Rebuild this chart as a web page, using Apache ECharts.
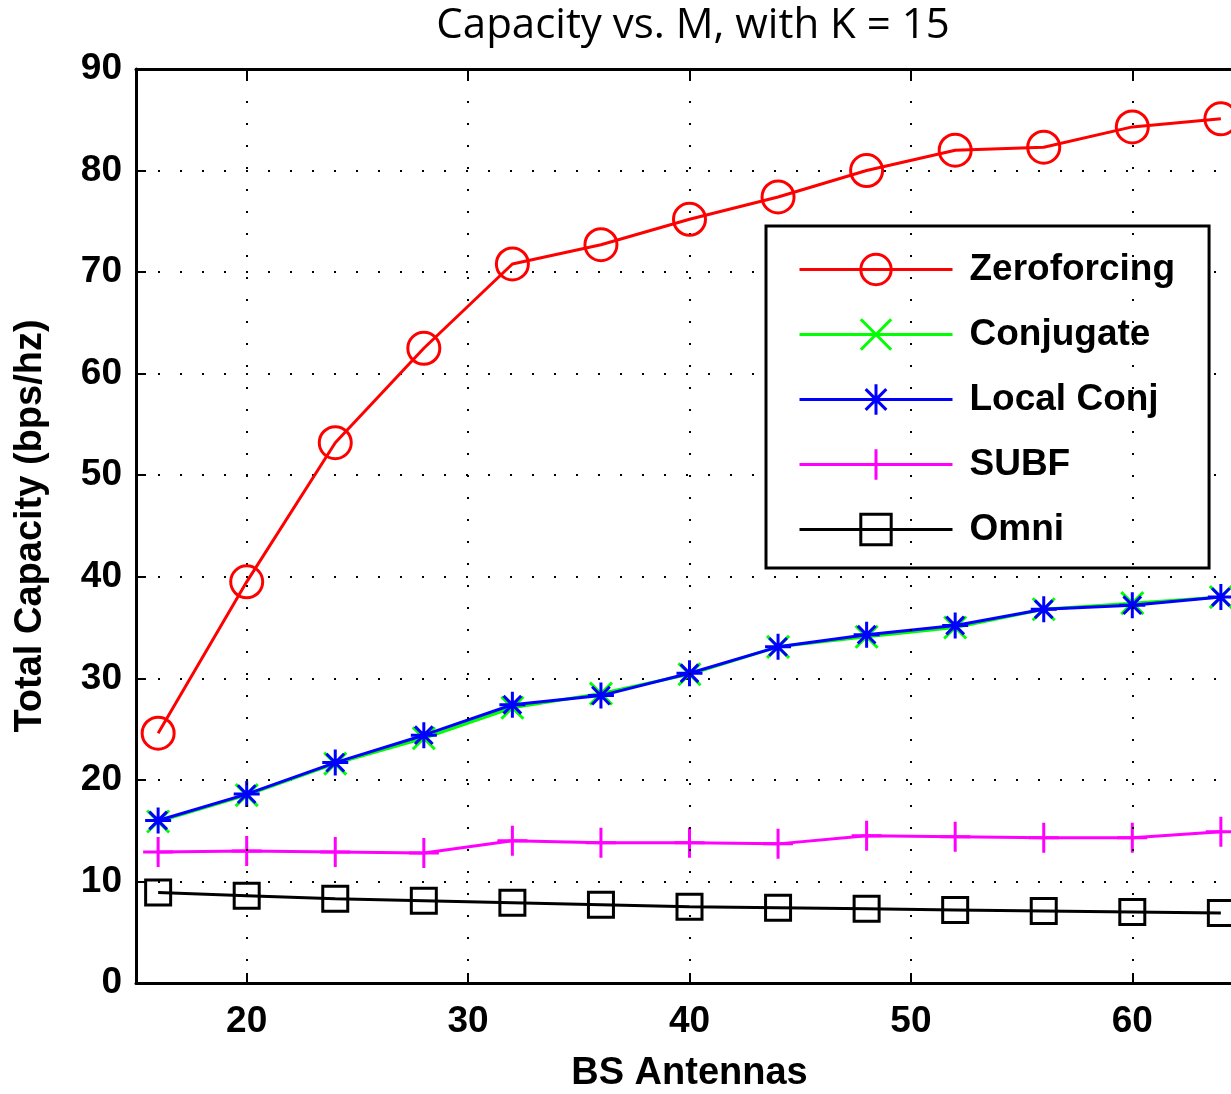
<!DOCTYPE html>
<html>
<head>
<meta charset="utf-8">
<script src="https://cdn.jsdelivr.net/npm/echarts@6/dist/echarts.min.js"></script>
<style>
html,body{margin:0;padding:0;background:#fff;}
#chart{width:1231px;height:1094px;}
</style>
</head>
<body>
<div id="chart"></div>
<script>
const antennas = [16, 20, 24, 28, 32, 36, 40, 44, 48, 52, 56, 60, 64];
const zeroforcing = [24.6, 39.5, 53.2, 62.5, 70.8, 72.7, 75.2, 77.4, 80.0, 82.0, 82.3, 84.3, 85.1];
const conjugate   = [15.9, 18.5, 21.6, 24.1, 27.1, 28.5, 30.4, 33.1, 34.1, 35.0, 36.8, 37.4, 38.0];
const localConj   = [16.0, 18.6, 21.7, 24.4, 27.4, 28.3, 30.5, 33.1, 34.3, 35.2, 36.8, 37.2, 38.0];
const subf        = [12.9, 13.0, 12.9, 12.8, 14.0, 13.8, 13.8, 13.7, 14.5, 14.4, 14.3, 14.3, 14.9];
const omni        = [8.9, 8.6, 8.3, 8.1, 7.9, 7.7, 7.5, 7.4, 7.3, 7.2, 7.1, 7.0, 6.9];
const xTicks = [20, 30, 40, 50, 60];
const yTicks = [0, 10, 20, 30, 40, 50, 60, 70, 80, 90];

const pair = arr => arr.map((v, i) => [antennas[i], v]);
const FONT = '"Liberation Sans", Arial, sans-serif';

const X_PATH = 'path://M0,0L10,10M10,0L0,10';
const STAR_PATH = 'path://M5,0L5,10M0,5L10,5M1.6,1.6L8.4,8.4M8.4,1.6L1.6,8.4';
const PLUS_PATH = 'path://M5,0L5,10M0,5L10,5';

function mk(name, data, color, symbol, size, z) {
  return {
    name, type: 'line', data: pair(data), z,
    symbol, symbolSize: size,
    lineStyle: { color, width: 3 },
    itemStyle: { color: 'rgba(0,0,0,0)', borderColor: color, borderWidth: 3 },
    emphasis: { disabled: true },
    animation: false
  };
}

const series = [
  mk('Zeroforcing', zeroforcing, '#ff0000', 'circle', 32, 5),
  mk('Conjugate', conjugate, '#00ff00', X_PATH, 22, 3),
  mk('Local Conj', localConj, '#0000ff', STAR_PATH, 26, 4),
  mk('SUBF', subf, '#ff00ff', PLUS_PATH, 30, 3),
  mk('Omni', omni, '#000000', 'rect', 25, 3)
];
series[4].markLine = {
  silent: true, symbol: 'none', label: { show: false },
  lineStyle: { color: '#000', type: [2, 20], width: 2 },
  data: xTicks.map(v => ({ xAxis: v })),
  animation: false
};

const chart = echarts.init(document.getElementById('chart'));
chart.setOption({
  backgroundColor: '#fff',
  animation: false,
  title: {
    text: 'Capacity vs. M, with K = 15',
    left: 688, top: 0, textAlign: 'center',
    textStyle: { fontFamily: '"Open Sans", sans-serif', fontSize: 42, fontWeight: 'normal', color: '#000' }
  },
  grid: { left: 136, top: 69, width: 1107, height: 914, containLabel: false, outerBoundsMode: 'none' },
  legend: {
    left: 766, top: 226, orient: 'vertical',
    data: ['Zeroforcing', 'Conjugate', 'Local Conj', 'SUBF', 'Omni'],
    itemWidth: 153, itemHeight: 38, itemGap: 28,
    padding: [25, 34, 20, 32],
    backgroundColor: '#fff', borderColor: '#000', borderWidth: 3,
    lineStyle: { width: 3 },
    itemStyle: { borderWidth: 3 },
    textStyle: { fontFamily: FONT, fontSize: 37, fontWeight: 'bold', color: '#000', padding: [0, 0, 0, 12] },
    selectedMode: false
  },
  xAxis: [{
    type: 'value', min: 15, max: 65, interval: 5,
    name: 'BS Antennas', nameLocation: 'middle', nameGap: 72,
    nameTextStyle: { fontFamily: FONT, fontSize: 38, fontWeight: 'bold', color: '#000' },
    axisLine: { show: true, onZero: false, lineStyle: { color: '#000', width: 3 } },
    axisTick: { show: true, inside: true, length: 10, lineStyle: { color: '#000', width: 2 }, customValues: xTicks },
    axisLabel: { fontFamily: FONT, fontSize: 37, fontWeight: 'bold', color: '#000', margin: 20, customValues: xTicks },
    splitLine: { show: false }
  }, {
    type: 'value', min: 15, max: 65, interval: 5, position: 'top',
    axisLine: { show: true, onZero: false, lineStyle: { color: '#000', width: 3 } },
    axisTick: { show: true, inside: true, length: 10, lineStyle: { color: '#000', width: 2 }, customValues: xTicks },
    axisLabel: { show: false },
    splitLine: { show: false }
  }],
  yAxis: {
    type: 'value', min: 0, max: 90, interval: 10,
    name: 'Total Capacity (bps/hz)', nameLocation: 'middle', nameGap: 86,
    nameTextStyle: { fontFamily: FONT, fontSize: 38, fontWeight: 'bold', color: '#000' },
    axisLine: { show: true, lineStyle: { color: '#000', width: 3 } },
    axisTick: { show: true, inside: true, length: 10, lineStyle: { color: '#000', width: 2 } },
    axisLabel: { fontFamily: FONT, fontSize: 37, fontWeight: 'bold', color: '#000', margin: 14 },
    splitLine: { show: true, lineStyle: { color: '#000', type: [2, 20], width: 2 } }
  },
  series
});
</script>
</body>
</html>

--------

| What is asked |
In your copy of the listing above, reproduce each line exactly and omit all pictures.

| Final result |
Rebuild this chart as a web page, using Apache ECharts.
<!DOCTYPE html>
<html>
<head>
<meta charset="utf-8">
<script src="https://cdn.jsdelivr.net/npm/echarts@6/dist/echarts.min.js"></script>
<style>
html,body{margin:0;padding:0;background:#fff;}
#chart{width:1231px;height:1094px;}
</style>
</head>
<body>
<div id="chart"></div>
<script>
const antennas = [16, 20, 24, 28, 32, 36, 40, 44, 48, 52, 56, 60, 64];
const zeroforcing = [24.6, 39.5, 53.2, 62.5, 70.8, 72.7, 75.2, 77.4, 80.0, 82.0, 82.3, 84.3, 85.1];
const conjugate   = [15.9, 18.5, 21.6, 24.1, 27.1, 28.5, 30.4, 33.1, 34.1, 35.0, 36.8, 37.4, 38.0];
const localConj   = [16.0, 18.6, 21.7, 24.4, 27.4, 28.3, 30.5, 33.1, 34.3, 35.2, 36.8, 37.2, 38.0];
const subf        = [12.9, 13.0, 12.9, 12.8, 14.0, 13.8, 13.8, 13.7, 14.5, 14.4, 14.3, 14.3, 14.9];
const omni        = [8.9, 8.6, 8.3, 8.1, 7.9, 7.7, 7.5, 7.4, 7.3, 7.2, 7.1, 7.0, 6.9];
const xTicks = [20, 30, 40, 50, 60];
const yTicks = [0, 10, 20, 30, 40, 50, 60, 70, 80, 90];

const pair = arr => arr.map((v, i) => [antennas[i], v]);
const FONT = '"Liberation Sans", Arial, sans-serif';

const X_PATH = 'path://M0,0L10,10M10,0L0,10';
const STAR_PATH = 'path://M5,0L5,10M0,5L10,5M1.6,1.6L8.4,8.4M8.4,1.6L1.6,8.4';
const PLUS_PATH = 'path://M5,0L5,10M0,5L10,5';

function mk(name, data, color, symbol, size, z) {
  return {
    name, type: 'line', data: pair(data), z,
    symbol, symbolSize: size,
    lineStyle: { color, width: 3 },
    itemStyle: { color: 'rgba(0,0,0,0)', borderColor: color, borderWidth: 3 },
    emphasis: { disabled: true },
    animation: false
  };
}

const series = [
  mk('Zeroforcing', zeroforcing, '#ff0000', 'circle', 32, 5),
  mk('Conjugate', conjugate, '#00ff00', X_PATH, 22, 3),
  mk('Local Conj', localConj, '#0000ff', STAR_PATH, 26, 4),
  mk('SUBF', subf, '#ff00ff', PLUS_PATH, 30, 3),
  mk('Omni', omni, '#000000', 'rect', 25, 3)
];
series[4].markLine = {
  silent: true, symbol: 'none', label: { show: false },
  lineStyle: { color: '#000', type: [2, 20], width: 2 },
  data: xTicks.map(v => ({ xAxis: v })),
  animation: false
};

const chart = echarts.init(document.getElementById('chart'));
chart.setOption({
  backgroundColor: '#fff',
  animation: false,
  title: {
    text: 'Capacity vs. M, with K = 15',
    left: 688, top: 0, textAlign: 'center',
    textStyle: { fontFamily: '"Open Sans", sans-serif', fontSize: 42, fontWeight: 'normal', color: '#000' }
  },
  grid: { left: 136, top: 69, width: 1107, height: 914, containLabel: false, outerBoundsMode: 'none' },
  legend: {
    left: 766, top: 226, orient: 'vertical',
    data: ['Zeroforcing', 'Conjugate', 'Local Conj', 'SUBF', 'Omni'],
    itemWidth: 153, itemHeight: 38, itemGap: 28,
    padding: [25, 34, 20, 32],
    backgroundColor: '#fff', borderColor: '#000', borderWidth: 3,
    lineStyle: { width: 3 },
    itemStyle: { borderWidth: 3 },
    textStyle: { fontFamily: FONT, fontSize: 37, fontWeight: 'bold', color: '#000', padding: [0, 0, 0, 12] },
    selectedMode: false
  },
  xAxis: [{
    type: 'value', min: 15, max: 65, interval: 5,
    name: 'BS Antennas', nameLocation: 'middle', nameGap: 72,
    nameTextStyle: { fontFamily: FONT, fontSize: 38, fontWeight: 'bold', color: '#000' },
    axisLine: { show: true, onZero: false, lineStyle: { color: '#000', width: 3 } },
    axisTick: { show: true, inside: true, length: 10, lineStyle: { color: '#000', width: 2 }, customValues: xTicks },
    axisLabel: { fontFamily: FONT, fontSize: 37, fontWeight: 'bold', color: '#000', margin: 20, customValues: xTicks },
    splitLine: { show: false }
  }, {
    type: 'value', min: 15, max: 65, interval: 5, position: 'top',
    axisLine: { show: true, onZero: false, lineStyle: { color: '#000', width: 3 } },
    axisTick: { show: true, inside: true, length: 10, lineStyle: { color: '#000', width: 2 }, customValues: xTicks },
    axisLabel: { show: false },
    splitLine: { show: false }
  }],
  yAxis: {
    type: 'value', min: 0, max: 90, interval: 10,
    name: 'Total Capacity (bps/hz)', nameLocation: 'middle', nameGap: 86,
    nameTextStyle: { fontFamily: FONT, fontSize: 38, fontWeight: 'bold', color: '#000' },
    axisLine: { show: true, lineStyle: { color: '#000', width: 3 } },
    axisTick: { show: true, inside: true, length: 10, lineStyle: { color: '#000', width: 2 } },
    axisLabel: { fontFamily: FONT, fontSize: 37, fontWeight: 'bold', color: '#000', margin: 14 },
    splitLine: { show: true, lineStyle: { color: '#000', type: [2, 20], width: 2 } }
  },
  series
});
</script>
</body>
</html>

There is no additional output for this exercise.